Les DAF renforcent les budgets alloués à la lutte contre le risque cyber
Près de la moitié des DAF interrogés dans le cadre d’une étude réalisée cet automne par le cabinet de conseil en gestion des risques et en finance Kroll sont prêts à investir pour renforcer les moyens de l’entreprise afin de faire face aux cybermenaces. Ainsi, 45 % d’entre eux ont prévu d’augmenter leur budget dédié à la cybersécurité d’au moins 10 % pendant le prochain exercice fiscal. Ce budget a notamment vocation à financer la sous-traitance des activités de sécurisation du système d’information, qui représentent aujourd’hui entre 10 % et 50 % des dépenses dédiées à la cybersécurité pour 75 % des sondés. Pour autant, 20 % des DAF déclarent, a contrario, que leur budget va rester stable et 2 % le voient décliner, attestant à nouveau d’une prise de conscience insuffisante vis-à-vis de l’importance des enjeux de cybersécurité.

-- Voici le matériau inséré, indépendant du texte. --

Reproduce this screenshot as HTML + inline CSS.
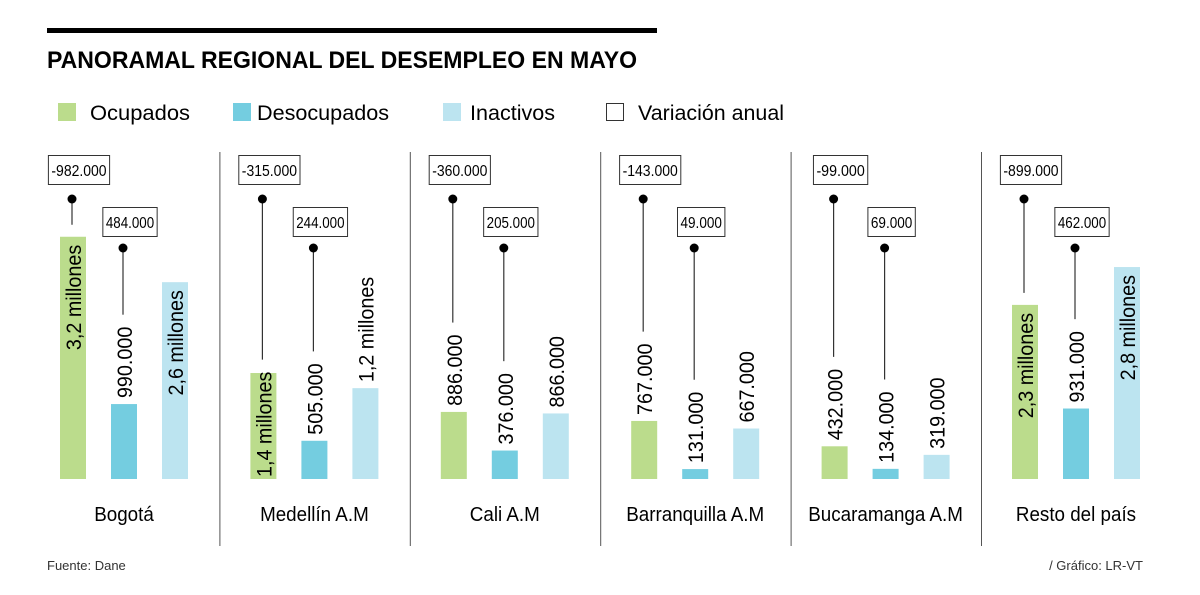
<!DOCTYPE html>
<html><head><meta charset="utf-8"><style>
html,body{margin:0;padding:0;background:#fff;}
svg{display:block;font-family:"Liberation Sans",sans-serif;}
</style></head><body>
<svg id="c" width="1200" height="595" viewBox="0 0 1200 595">
<rect x="47" y="28" width="610" height="5" fill="#000"/>
<text x="47" y="68" font-size="24" font-weight="bold" textLength="590" lengthAdjust="spacingAndGlyphs">PANORAMAL REGIONAL DEL DESEMPLEO EN MAYO</text>
<g>
<rect x="58" y="103" width="18" height="18" fill="#bbdc8c"/>
<text x="90" y="120" font-size="21" textLength="100" lengthAdjust="spacingAndGlyphs">Ocupados</text>
<rect x="233" y="103" width="18" height="18" fill="#74cde0"/>
<text x="257" y="120" font-size="21" textLength="132" lengthAdjust="spacingAndGlyphs">Desocupados</text>
<rect x="443" y="103" width="18" height="18" fill="#bce4f0"/>
<text x="470" y="120" font-size="21" textLength="85" lengthAdjust="spacingAndGlyphs">Inactivos</text>
<rect x="606.5" y="103.5" width="17" height="17" fill="none" stroke="#333" stroke-width="1"/>
<text x="638" y="120" font-size="21" textLength="146" lengthAdjust="spacingAndGlyphs">Variación anual</text>
</g>
<g id="plot"></g>
<text x="47" y="570" font-size="13" fill="#333">Fuente: Dane</text>
<text x="1143" y="570" font-size="13" fill="#333" text-anchor="end">/ Gráfico: LR-VT</text>
</svg>
<script>
const regions = ["Bogotá","Medellín A.M","Cali A.M","Barranquilla A.M","Bucaramanga A.M","Resto del país"];
const ocupados = [3200000,1400000,886000,767000,432000,2300000];
const desocupados = [990000,505000,376000,131000,134000,931000];
const inactivos = [2600000,1200000,866000,667000,319000,2800000];
const ocupadosLabels = ["3,2 millones","1,4 millones","886.000","767.000","432.000","2,3 millones"];
const desocupadosLabels = ["990.000","505.000","376.000","131.000","134.000","931.000"];
const inactivosLabels = ["2,6 millones","1,2 millones","866.000","667.000","319.000","2,8 millones"];
const varOcupados = ["-982.000","-315.000","-360.000","-143.000","-99.000","-899.000"];
const varDesocupados = ["484.000","244.000","205.000","49.000","69.000","462.000"];

const NS="http://www.w3.org/2000/svg";
const plot=document.getElementById('plot');
const baseY=479, pxPerUnit=75.7/1e6;
const y=v=>baseY-v*pxPerUnit;
const panelX=i=>60+i*190.4;
const colors=["#bbdc8c","#74cde0","#bce4f0"];
const series=[ocupados,desocupados,inactivos];
const labels=[ocupadosLabels,desocupadosLabels,inactivosLabels];
const keys=["ocupados","desocupados","inactivos"];
function mk(tag,attrs){const e=document.createElementNS(NS,tag);for(const k in attrs)e.setAttribute(k,attrs[k]);plot.appendChild(e);return e;}

for(let i=0;i<regions.length;i++){
  const px=panelX(i);
  if(i>0){
    const d=mk('line',{x1:px-30.5,x2:px-30.5,y1:152,y2:546,stroke:'#555','stroke-width':1});
    
    
  }
  const cat=mk('text',{x:px+64,y:521,'font-size':20,'text-anchor':'middle'});
  cat.textContent=regions[i];
  
  
  const lw=cat.getComputedTextLength();
  cat.setAttribute('textLength',lw*0.94);
  cat.setAttribute('lengthAdjust','spacingAndGlyphs');
  const labelTops=[];
  for(let s=0;s<3;s++){
    const bx=px+s*51, v=series[s][i], top=y(v), h=baseY-top, cx=bx+13;
    const r=mk('rect',{x:bx,y:top,width:26,height:h,fill:colors[s]});
    
    
    const t=mk('text',{'font-size':21,fill:'#000'});
    t.textContent=labels[s][i];
    
    
    const len=t.getComputedTextLength()*0.94;
    t.setAttribute('textLength',len);
    t.setAttribute('lengthAdjust','spacingAndGlyphs');
    let ly, anchor, ltop;
    if(h>=len+14){anchor='end';ly=top+8;ltop=top;}
    else if(h>=100){anchor='start';ly=baseY-2;ltop=ly-len;}
    else{anchor='start';ly=top-6;ltop=ly-len;}
    t.setAttribute('text-anchor',anchor);
    t.setAttribute('transform','translate('+(cx+8)+','+ly+') rotate(-90)');
    labelTops.push(Math.min(ltop,top));
  }
  const vars=[varOcupados[i],varDesocupados[i]];
  const boxY=[155,207], dotY=[199,248];
  for(let s=0;s<2;s++){
    const cx=px+s*51+12;
    const ln=mk('line',{x1:cx,x2:cx,y1:dotY[s],y2:labelTops[s]-12,stroke:'#333','stroke-width':1.2});
    
    
    const dot=mk('circle',{cx:cx,cy:dotY[s],r:4.5,fill:'#000'});
    
    
    const bx=mk('rect',{y:boxY[s]+0.5,height:29,fill:'#fff',stroke:'#333','stroke-width':1});
    
    
    const vt=mk('text',{'font-size':16,'text-anchor':'middle',x:cx+7,y:boxY[s]+21});
    vt.textContent=vars[s];
    
    
    vt.setAttribute('textLength',vars[s].length*6.9);
    vt.setAttribute('lengthAdjust','spacingAndGlyphs');
    const w=vars[s].length*6.9+6;
    bx.setAttribute('x',cx+7-w/2);
    bx.setAttribute('width',w);
  }
}
</script>
</body></html>
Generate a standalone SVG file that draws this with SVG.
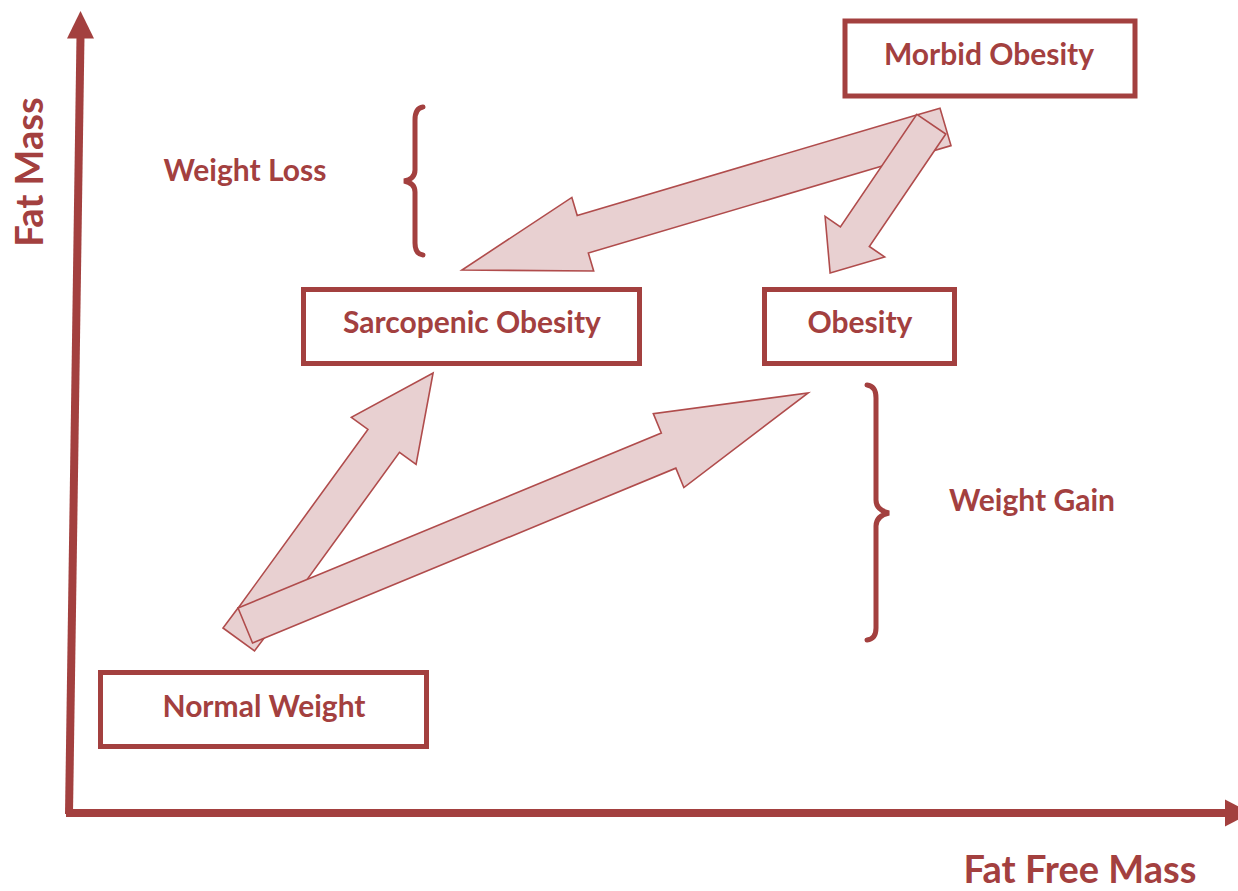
<svg xmlns="http://www.w3.org/2000/svg" width="1238" height="891" viewBox="0 0 1238 891">
<style>
.box{fill:#fff;stroke:#a3403f;stroke-width:5}
.lbl{font-family:Lato,"Open Sans","Liberation Sans",sans-serif;font-weight:700;font-size:30px;fill:#a3403f;text-anchor:middle}
.ax{font-size:38px}
.arr{fill:#e8d0d1;stroke:#b04c4c;stroke-width:1.6;stroke-linejoin:miter}
.axis{stroke:#a3403f;stroke-width:8;fill:none}
.axhead{fill:#a3403f}
.brace{fill:none;stroke:#a3403f;stroke-width:5;stroke-linecap:round}
</style>
<rect width="1238" height="891" fill="#fff"/>
<g id="axes">
<line class="axis" x1="69" y1="814" x2="80.5" y2="36"/>
<polygon class="axhead" points="80.5,11 67,38.5 94,38.5"/>
<line class="axis" x1="66" y1="813" x2="1226" y2="813"/>
<polygon class="axhead" points="1225,799.5 1251,813 1225,826.5"/>
<text class="lbl ax" transform="translate(43,172) rotate(-90)">Fat Mass</text>
<text class="lbl ax" x="1080" y="883">Fat Free Mass</text>
</g>
<g id="connectors">
<polygon class="arr" transform="translate(253.8,619.7) rotate(-54)" points="0,-19.5 221,-19.5 221,-40 305,0 221,40 221,19.5 0,19.5"/>
<polygon class="arr" points="238,608 223,628 254.5,651 269.5,631"/>
<polygon class="arr" transform="translate(245.3,625.5) rotate(-22.45)" points="0,-19 458,-19 458,-40 609,0 458,40 458,19 0,19"/>
<polygon class="arr" transform="translate(922.2,133.7) rotate(163.5)" points="0,-19.6 354,-19.6 354,-38.4 480,0 354,38.4 354,19.6 0,19.6"/>
<polygon class="arr" points="916.7,115 940,108.2 951,145.6 927.7,152.4"/>
<polygon class="arr" transform="translate(931.3,124.2) rotate(124.2)" points="0,-17.5 136,-17.5 136,-36 180,0 136,36 136,17.5 0,17.5"/>
</g>
<g id="morbid-obesity">
<rect class="box" x="845" y="21" width="290" height="75"/>
<text class="lbl" x="989" y="65">Morbid Obesity</text>
</g>
<g id="sarcopenic-obesity">
<rect class="box" x="303.5" y="289.5" width="336" height="74"/>
<text class="lbl" x="472" y="333">Sarcopenic Obesity</text>
</g>
<g id="obesity">
<rect class="box" x="764.5" y="289.5" width="190" height="74"/>
<text class="lbl" x="860" y="333">Obesity</text>
</g>
<g id="normal-weight">
<rect class="box" x="100.5" y="672.5" width="326" height="74"/>
<text class="lbl" x="264" y="717">Normal Weight</text>
</g>
<g id="weight-loss">
<path class="brace" d="M423,107 Q415,108 415,120 L415,170 Q415,179 404,181 Q415,183 415,192 L415,243 Q415,254 423,255"/>
<text class="lbl" x="245" y="181">Weight Loss</text>
</g>
<g id="weight-gain">
<path class="brace" d="M867,385 Q876,386 876,398 L876,500 Q876,510 889,513 Q876,516 876,526 L876,628 Q876,639 867,640"/>
<text class="lbl" x="1032" y="511">Weight Gain</text>
</g>
</svg>
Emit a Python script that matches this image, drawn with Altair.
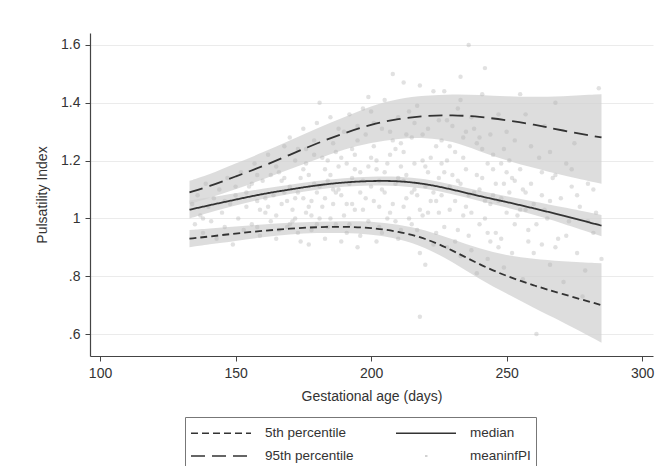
import altair as alt
import pandas as pd

# ---- fitted centile curves (gestational age in days) ----
grid_x = [133, 140, 150, 160, 170, 180, 190, 200, 210, 220, 230, 240, 250, 260, 270, 285]

p5 =    [0.930, 0.937, 0.948, 0.957, 0.965, 0.970, 0.972, 0.968, 0.955, 0.932, 0.890, 0.840, 0.800, 0.768, 0.740, 0.700]
p5_lo = [0.900, 0.910, 0.922, 0.935, 0.945, 0.950, 0.950, 0.945, 0.930, 0.900, 0.850, 0.790, 0.740, 0.690, 0.645, 0.570]
p5_hi = [0.960, 0.965, 0.972, 0.979, 0.985, 0.989, 0.991, 0.990, 0.980, 0.960, 0.928, 0.895, 0.872, 0.860, 0.852, 0.845]

p50 =    [1.030, 1.045, 1.065, 1.085, 1.100, 1.115, 1.125, 1.130, 1.130, 1.120, 1.100, 1.077, 1.057, 1.035, 1.012, 0.975]
p50_lo = [1.000, 1.020, 1.045, 1.068, 1.085, 1.100, 1.110, 1.115, 1.114, 1.104, 1.084, 1.060, 1.038, 1.013, 0.985, 0.938]
p50_hi = [1.062, 1.072, 1.087, 1.103, 1.116, 1.130, 1.140, 1.145, 1.146, 1.137, 1.117, 1.095, 1.077, 1.058, 1.040, 1.012]

p95 =    [1.090, 1.110, 1.145, 1.180, 1.220, 1.260, 1.295, 1.325, 1.345, 1.355, 1.358, 1.352, 1.340, 1.325, 1.305, 1.280]
p95_lo = [1.050, 1.070, 1.100, 1.135, 1.170, 1.205, 1.240, 1.262, 1.277, 1.280, 1.268, 1.232, 1.200, 1.175, 1.150, 1.120]
p95_hi = [1.130, 1.150, 1.190, 1.228, 1.270, 1.312, 1.350, 1.390, 1.415, 1.425, 1.430, 1.428, 1.422, 1.420, 1.422, 1.430]

# ---- observed mean PI (meaninfPI) ----
pt_x = [134, 135, 136, 137, 138, 139, 140, 141, 142, 143, 144, 145, 146, 147, 148, 149, 150, 151, 152, 153,
        154, 155, 156, 157, 158, 159, 160, 161, 162, 163, 164, 165, 166, 167, 168, 169, 170, 171, 172, 173, 174, 175,
        156, 159, 163, 166, 170, 172, 174, 168, 161, 165, 173, 158, 175,
        176, 177, 178, 179, 180, 181, 182, 183, 184, 185, 186, 187, 188, 189, 190, 191, 192, 193, 194, 195, 196, 197, 198, 199, 200,
        176, 178, 180, 182, 184, 186, 188, 190, 192, 194, 196, 198, 200, 177, 179, 181, 183, 185, 187, 189, 191, 193, 195, 197, 199,
        201, 202, 203, 204, 205, 206, 207, 208, 209, 210, 211, 212, 213, 214, 215, 216, 217, 218, 219, 220, 221, 222, 223, 224, 225,
        201, 203, 205, 207, 209, 211, 213, 215, 217, 219, 221, 223, 225, 202, 204, 206, 208, 210, 212, 214, 216, 218, 220, 222, 224, 218, 212,
        226, 227, 228, 229, 230, 231, 232, 233, 234, 235, 236, 237, 238, 239, 240, 241, 242, 243, 244, 245, 246, 247, 248, 249, 250,
        226, 228, 230, 232, 234, 236, 238, 240, 242, 244, 246, 248, 250, 227, 229, 231, 233, 235, 237, 239, 241, 243, 245, 247, 249, 233,
        251, 252, 253, 254, 255, 256, 257, 258, 259, 260, 261, 262, 263, 264, 265, 266, 267, 268, 269, 270, 271, 272, 273, 275, 276,
        277, 279, 280, 282, 284, 285, 253, 257, 263, 268, 274, 278, 283, 255, 266]
pt_y = [1.05, 0.98, 1.08, 1.01, 0.95, 1.12, 1.04, 0.99, 1.07, 0.93, 1.10, 1.02, 0.97, 1.14, 1.05, 0.91, 1.08, 1.00, 1.16, 0.96,
        1.04, 1.11, 0.98, 1.19, 1.06, 0.94, 1.13, 1.02, 1.22, 0.99, 1.08, 0.93, 1.16, 1.05, 1.25, 0.97, 1.11, 1.03, 1.20, 0.95, 1.14, 1.07,
        1.12, 1.03, 1.15, 0.96, 1.28, 1.00, 0.92, 1.09, 1.07, 1.18, 1.24, 0.97, 1.31,
        1.02, 1.15, 0.96, 1.27, 1.09, 1.00, 1.21, 0.93, 1.13, 1.35, 1.05, 0.98, 1.18, 1.08, 1.30, 0.95, 1.12, 1.24, 1.03, 0.90, 1.16, 1.38, 1.07, 0.99, 1.21,
        1.19, 1.06, 1.33, 1.04, 0.97, 1.26, 1.10, 1.01, 1.36, 1.17, 0.94, 1.29, 1.11, 0.91, 1.12, 1.40, 1.07, 1.15, 1.23, 0.92, 1.19, 1.05, 1.27, 1.13, 1.42,
        1.06, 1.17, 0.97, 1.31, 1.09, 1.00, 1.22, 1.50, 1.12, 0.93, 1.26, 1.04, 1.15, 1.37, 0.98, 1.19, 1.08, 0.88, 1.29, 1.11, 1.02, 1.21, 1.44, 0.95, 1.14,
        1.33, 1.13, 1.41, 1.02, 1.24, 0.96, 1.07, 1.28, 1.39, 1.01, 1.16, 0.91, 1.34, 0.92, 1.10, 1.19, 1.05, 1.35, 1.23, 1.00, 1.10, 1.46, 0.84, 1.06, 1.25, 0.66, 1.47,
        1.08, 0.97, 1.20, 1.03, 1.32, 0.92, 1.13, 1.41, 1.01, 1.17, 1.60, 0.89, 1.09, 1.26, 0.98, 1.14, 1.52, 0.86, 1.05, 1.22, 0.95, 1.36, 1.07, 0.83, 1.16,
        1.27, 0.90, 1.15, 1.38, 1.21, 0.94, 1.31, 1.10, 1.00, 1.29, 1.12, 0.93, 1.02, 1.44, 1.11, 1.23, 0.87, 1.04, 1.35, 0.81, 1.43, 1.19, 1.08, 0.90, 1.24, 1.49,
        1.09, 0.88, 1.27, 1.01, 1.17, 0.79, 1.36, 0.96, 1.12, 1.05, 0.60, 1.21, 0.91, 1.32, 1.00, 0.84, 1.14, 1.40, 0.93, 1.07, 0.78, 1.19, 0.99, 1.26, 0.88,
        1.04, 0.82, 1.12, 0.95, 1.45, 0.86, 0.98, 1.03, 1.08, 0.90, 1.11, 0.73, 1.02, 1.43, 1.23]

# denser central cloud
pt2_x = [165, 167, 169, 171, 173, 175, 177, 179, 181, 183, 185, 187, 189, 191, 193, 195, 197, 199, 201, 203,
         205, 207, 209, 211, 213, 215, 217, 219, 221, 223, 225, 227, 229, 231, 233, 235, 237, 239, 241, 243,
         245, 247, 249, 251, 253, 255, 257, 259, 261, 263]
pt2_y = [1.01, 1.13, 1.06, 0.99, 1.09, 1.17, 1.04, 1.22, 1.11, 1.17, 1.00, 1.09, 1.21, 1.05, 1.14, 1.32, 1.03, 1.18, 1.25, 1.04,
         1.16, 1.30, 0.99, 1.18, 1.29, 1.09, 0.96, 1.20, 1.31, 1.09, 1.02, 1.16, 1.25, 1.06, 1.12, 1.30, 1.02, 1.15, 1.24, 0.95,
         1.17, 1.06, 1.12, 1.20, 1.13, 1.03, 1.09, 1.25, 0.98, 1.16]
pt3_x = [168, 172, 176, 180, 184, 188, 192, 196, 200, 204, 208, 212, 216, 220, 224, 228, 232, 236, 240, 244,
         248, 252, 256, 260, 264, 268, 272, 276, 280, 170, 178, 186, 194, 202, 210, 218, 226, 234, 242, 250,
         258, 266, 274, 282, 146, 150, 154, 158, 162, 138]
pt3_y = [1.14, 1.07, 1.24, 0.98, 1.20, 1.31, 0.98, 1.09, 1.37, 0.95, 1.27, 1.13, 1.33, 1.18, 1.06, 1.34, 0.96, 1.08, 1.28, 0.92,
         1.19, 1.14, 1.10, 0.88, 1.03, 1.15, 0.94, 1.08, 0.99, 0.98, 1.01, 1.10, 1.22, 1.20, 1.14, 1.03, 1.19, 1.28, 1.06, 1.30,
         0.92, 1.06, 1.17, 1.10, 1.06, 1.11, 1.09, 1.15, 1.04, 1.00]

# legend order (Vega fills the 2-column grid column by column)
series_names = ["5th percentile", "95th percentile", "median", "meaninfPI"]
x_ticks = [100, 150, 200, 250, 300]
y_ticks = [0.6, 0.8, 1.0, 1.2, 1.4, 1.6]

n = len(grid_x)
lines_df = pd.DataFrame({
    "x": grid_x * 3,
    "value": p5 + p50 + p95,
    "series": ["5th percentile"] * n + ["median"] * n + ["95th percentile"] * n,
})
bands_df = pd.DataFrame({
    "x": grid_x * 3,
    "lo": p5_lo + p50_lo + p95_lo,
    "hi": p5_hi + p50_hi + p95_hi,
    "band": ["p5"] * n + ["p50"] * n + ["p95"] * n,
})
pts_df = pd.DataFrame({"x": pt_x + pt2_x + pt3_x, "y": pt_y + pt2_y + pt3_y})

FONT = "Liberation Sans"
DARK = "#333333"
FS = 14

xs = alt.Scale(domain=[96.3, 304], nice=False, zero=False)
ys = alt.Scale(domain=[0.524, 1.6415], nice=False, zero=False)

x_axis = alt.Axis(values=x_ticks, title="Gestational age (days)", grid=False, tickSize=5,
                  labelPadding=5, titlePadding=9, labelFlush=False)
y_axis = alt.Axis(values=y_ticks, title="Pulsatility Index", grid=True, gridColor="#ebebeb",
                  tickSize=5, labelPadding=5, titlePadding=11,
                  labelExpr="datum.value < 1 ? '.' + format(datum.value * 10, '.0f') : (datum.value == 1 ? '1' : format(datum.value, '.1f'))")

bands = alt.Chart(bands_df).mark_area(color="#d2d2d2", opacity=0.75, interpolate="basis").encode(
    x=alt.X("x:Q", scale=xs, axis=x_axis),
    y=alt.Y("lo:Q", scale=ys, axis=y_axis),
    y2="hi:Q",
    detail="band:N",
)

points = alt.Chart(pts_df).mark_circle(size=20, color="#b0b0b0", opacity=0.38).encode(
    x=alt.X("x:Q", scale=xs),
    y=alt.Y("y:Q", scale=ys),
)

legend = alt.Legend(
    title=None, orient="none", legendX=95, legendY=384, columns=2,
    symbolType="M-3,0H3", symbolSize=400, symbolOffset=20, symbolStrokeWidth=1.7,
    labelOffset=33, columnPadding=38, rowPadding=5, padding=5,
    strokeColor="#777777", labelFont=FONT, labelFontSize=13.5, labelColor=DARK,
)

lines = alt.Chart(lines_df).mark_line(strokeWidth=1.8, interpolate="basis").encode(
    x=alt.X("x:Q", scale=xs),
    y=alt.Y("value:Q", scale=ys),
    color=alt.Color("series:N", scale=alt.Scale(domain=series_names,
                    range=[DARK, DARK, DARK, "#c4c4c4"]), legend=legend),
    strokeDash=alt.StrokeDash("series:N", scale=alt.Scale(domain=series_names,
                    range=[[7, 4], [14, 7], [1, 0], [0, 29, 2.5, 100]]), legend=legend),
)

chart = alt.layer(bands, points, lines).properties(
    width=563, height=323,
    autosize=alt.AutoSizeParams(type="none"),
    padding={"left": 82, "top": 25, "right": 7, "bottom": 110},
    background="white",
).configure_view(stroke=None).configure_axis(
    labelFont=FONT, titleFont=FONT, labelFontSize=FS, titleFontSize=FS,
    titleFontWeight="normal", labelColor=DARK, titleColor=DARK,
    domainColor="#444444", tickColor="#444444", domainWidth=1.2,
)

chart.save("out.html", embed_options={"renderer": "svg", "actions": False})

Attention aux comportements humains
D’ailleurs, le recrutement des directeurs financiers ayant des compétences IT devrait, dans les mois et les années à venir, se développer. « Pour le moment et malgré la forte actualité sur le sujet, les compétences IT ou en lien avec le risque cyber ne figurent cependant pas dans les fiches de poste des DAF », précise Mikaël Deiller, directeur exécutif finance et comptabilité de Michael Page.
Ils sont néanmoins attendus sur le sujet. En effet, le risque cyber n’est pas uniquement lié à des failles informatiques. Il relève aussi et surtout de comportements humains. Ainsi, selon l’étude Kroll, 65 % des attaques cyber arrivent par les e-mails. Le réseau informatique peut être à la pointe des technologies de protection, si l’un des employés de l’entreprise n’est pas vigilant et clique sur un contenu piégé, l’entreprise sera touchée. « Alors que les équipes finances sont particulièrement concernées par ce risque, il est important de les sensibiliser sur les bonnes pratiques à adopter pour s’en prémunir », conclut Emmanuel Millard. Un sujet porté par la direction financière qui doit s’organiser et former ses équipes en la matière.